There is also the scalar aspect to consider. Configurations of forces emerge at larger scales and structure what happens more locally. The most recent round of globalization is a good instance: a new international division of labor, intensified regional unevenness within the advanced capitalist countries, for example. It also works in physical geography: global warming is having regionally diverse effects. Tectonic movements at the global scale condition in an ongoing way what happens at more regional and local levels.

Of course, one can ask why would one want to do this? Why try to bring the ontologically disparate together, drawing on the notion of configuration? Is it any more than a nostalgia thing by geographers who got their initial formation, like myself, back in the 50s? Or is something else afoot? One of the great motivating conditions for the study of geography has been a curiosity about elsewhere, but places as a total experience; something that has been lost in the turn to specialization. Massey wanted to get a conversation going, which meant between the two major specializations in the field. She was also keen, though, on reviving regional geography and certainly the physical landscape was an important aspect of that, as she averred in an interview in 2009:[3] “ … the other thing, which one can’t live up to, but I think is a geographical potential, is the way geography crosses, or has the potential to cross, the human sciences and the natural sciences. And before I had to specialize, that was one of the things that I really, really liked about geography … it still has that potential absolutely to engage me, that ‘holistic’ perspective of geography.” Absolutely.

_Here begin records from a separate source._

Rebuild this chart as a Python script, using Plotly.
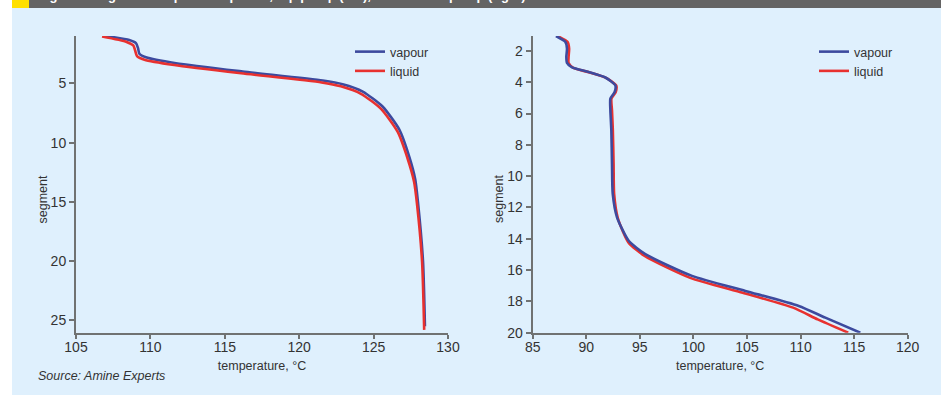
import plotly.graph_objects as go

# ---------------- data ----------------
# Left panel: top pump
left_vap_T = [107.0, 108.58, 109.03, 109.17, 109.26, 109.7, 111.72, 116.2, 121.58, 122.92,
              124.27, 125.6, 126.73, 127.4, 127.8, 127.98, 128.32, 128.45]
left_vap_seg = [1.0, 1.34, 1.6, 2.03, 2.5, 2.8, 3.3, 4.0, 4.76, 5.07,
                5.69, 6.95, 8.9, 11.2, 13.1, 15.0, 20.0, 25.5]
left_liq_T = [106.75, 108.4, 108.85, 108.97, 109.1, 109.6, 111.6, 116.1, 121.5, 122.8,
              124.15, 125.5, 126.62, 127.3, 127.72, 127.92, 128.26, 128.4]
left_liq_seg = [1.05, 1.5, 1.8, 2.2, 2.7, 3.0, 3.45, 4.15, 4.92, 5.25,
                5.88, 7.15, 9.1, 11.4, 13.3, 15.2, 20.1, 25.8]

# Right panel: bottom pump
right_vap_T = [87.17, 88.04, 88.2, 88.14, 88.2, 88.67, 90.23, 91.78, 92.71, 92.65, 92.25,
               92.25, 92.34, 92.4, 92.47, 92.87, 93.96, 95.51, 99.87, 104.85, 109.83,
               112.31, 115.58]
right_vap_seg = [1.05, 1.42, 1.85, 2.38, 2.77, 3.06, 3.35, 3.7, 4.2, 4.63, 5.05,
                 5.8, 7.08, 9.21, 11.14, 12.63, 14.13, 14.98, 16.37, 17.33, 18.29,
                 19.04, 20.0]
right_liq_T = [87.3, 88.25, 88.4, 88.35, 88.35, 88.8, 90.3, 91.85, 92.8, 92.75, 92.35,
               92.4, 92.48, 92.55, 92.6, 92.95, 93.95, 95.45, 99.7, 104.6, 109.3,
               111.6, 114.45]
right_liq_seg = [1.05, 1.42, 1.85, 2.38, 2.77, 3.08, 3.38, 3.73, 4.22, 4.63, 5.05,
                 5.8, 7.08, 9.21, 11.14, 12.7, 14.25, 15.1, 16.5, 17.45, 18.4,
                 19.15, 20.0]

left_xticks = [105, 110, 115, 120, 125, 130]
left_yticks = [5, 10, 15, 20, 25]
right_xticks = [85, 90, 95, 100, 105, 110, 115, 120]
right_yticks = [2, 4, 6, 8, 10, 12, 14, 16, 18, 20]

series_names = ["vapour", "liquid"]
title_text = "Figure 4 Segment temperature profile, top pump (left), and bottom pump (right)"
source_text = "Source: Amine Experts"
x_title = "temperature, °C"
y_title = "segment"

# ---------------- style ----------------
W, H = 941, 395
BLUE = "#3d4a9e"
RED = "#e8312f"
BG = "#dff0fd"
AXIS = "#707272"
TXT = "#333333"
FONT = "Liberation Sans"

def px_x(p):
    return p / W

def px_y(p):
    return 1 - p / H

fig = go.Figure()

fig.add_trace(go.Scatter(x=left_vap_T, y=left_vap_seg, name=series_names[0], mode="lines",
                         line=dict(color=BLUE, width=2.6, shape="spline", smoothing=0.6),
                         xaxis="x", yaxis="y", legend="legend"))
fig.add_trace(go.Scatter(x=left_liq_T, y=left_liq_seg, name=series_names[1], mode="lines",
                         line=dict(color=RED, width=2.6, shape="spline", smoothing=0.6),
                         xaxis="x", yaxis="y", legend="legend"))
fig.add_trace(go.Scatter(x=right_liq_T, y=right_liq_seg, name=series_names[1], mode="lines",
                         line=dict(color=RED, width=2.6, shape="spline", smoothing=0.6),
                         xaxis="x2", yaxis="y2", legend="legend2"))
fig.add_trace(go.Scatter(x=right_vap_T, y=right_vap_seg, name=series_names[0], mode="lines",
                         line=dict(color=BLUE, width=2.6, shape="spline", smoothing=0.6),
                         xaxis="x2", yaxis="y2", legend="legend2"))

axis_common = dict(showline=True, linecolor=AXIS, linewidth=2, showgrid=False, zeroline=False,
                   ticks="outside", tickwidth=1.5, tickcolor=AXIS, automargin=False,
                   tickfont=dict(family=FONT, size=14, color=TXT))
x_extra = dict(ticklen=4, ticklabelstandoff=-4)
y_extra = dict(ticklen=5)

y0d, y1d = px_y(332.7), px_y(36)

fig.update_layout(
    width=W, height=H,
    margin=dict(l=0, r=0, t=0, b=0, pad=0, autoexpand=False),
    paper_bgcolor="white",
    plot_bgcolor="rgba(0,0,0,0)",
    font=dict(family=FONT, color=TXT, size=12.5),
    xaxis=dict(domain=[px_x(76), px_x(448)], range=[105, 130], tickvals=left_xticks,
               anchor="y", title=dict(text=x_title, standoff=8,
                                      font=dict(family=FONT, size=12.5, color=TXT)),
               **axis_common, **x_extra),
    yaxis=dict(domain=[y0d, y1d], range=[26.04, 1.0], tickvals=left_yticks, anchor="x",
               **axis_common, **y_extra),
    xaxis2=dict(domain=[px_x(532.7), px_x(907.7)], range=[85, 120], tickvals=right_xticks,
                anchor="y2", title=dict(text=x_title, standoff=8,
                                        font=dict(family=FONT, size=12.5, color=TXT)),
                **axis_common, **x_extra),
    yaxis2=dict(domain=[y0d, y1d], range=[20.0, 1.05], tickvals=right_yticks, anchor="x2",
                **axis_common, **y_extra),
    legend=dict(x=px_x(350), y=px_y(37), xanchor="left", yanchor="top",
                bgcolor="rgba(0,0,0,0)", font=dict(family=FONT, size=12.5, color=TXT),
                traceorder="normal"),
    legend2=dict(x=px_x(814), y=px_y(37), xanchor="left", yanchor="top",
                 bgcolor="rgba(0,0,0,0)", font=dict(family=FONT, size=12.5, color=TXT),
                 traceorder="reversed"),
    showlegend=True,
)

shapes = [
    dict(type="rect", xref="paper", yref="paper", x0=px_x(12), x1=1, y0=0, y1=px_y(8),
         fillcolor=BG, line=dict(width=0), layer="below"),
    dict(type="rect", xref="paper", yref="paper", x0=px_x(29), x1=1, y0=px_y(8), y1=1,
         fillcolor="#646464", line=dict(width=0), layer="below"),
    dict(type="rect", xref="paper", yref="paper", x0=px_x(12), x1=px_x(29), y0=px_y(8), y1=1,
         fillcolor="#ffe000", line=dict(width=0), layer="below"),
]
fig.update_layout(shapes=shapes)

annotations = [
    dict(text=y_title, x=px_x(42), y=px_y(199.5), xref="paper", yref="paper",
         textangle=-90, showarrow=False, xanchor="center", yanchor="middle",
         font=dict(family=FONT, size=12.5, color=TXT)),
    dict(text=y_title, x=px_x(498.5), y=px_y(199.5), xref="paper", yref="paper",
         textangle=-90, showarrow=False, xanchor="center", yanchor="middle",
         font=dict(family=FONT, size=12.5, color=TXT)),
    dict(text="<i>" + source_text + "</i>", x=px_x(36), y=px_y(375.7), xref="paper", yref="paper",
         showarrow=False, xanchor="left", yanchor="middle",
         font=dict(family=FONT, size=12.5, color=TXT)),
    dict(text="<b>" + title_text + "</b>", x=px_x(36), y=px_y(5), xref="paper", yref="paper",
         showarrow=False, xanchor="left", yanchor="bottom",
         font=dict(family=FONT, size=13, color="white")),
]
fig.update_layout(annotations=annotations)

fig.write_html("out.html")
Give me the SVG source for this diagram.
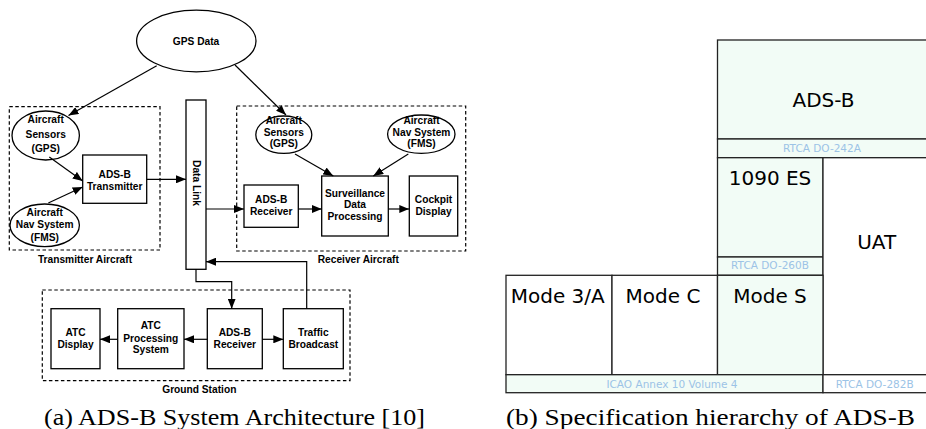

[1] https://poptheory.org/2020/07/01/on-the-abolition-of-the-geography-department/

[2] Space-time, ‘science’ and the relationship between physical geography and human geography. Transactions of the Institute of British Geographers, NS 24 (1999), 261-276.

[3] Doreen Massey, Human Geography Research Group , Sophie Bond and David Featherstone (2009) The possibilities of a politics of place beyond place? A conversation with Doreen Massey. Scottish Geographical Journal 125, 401-4.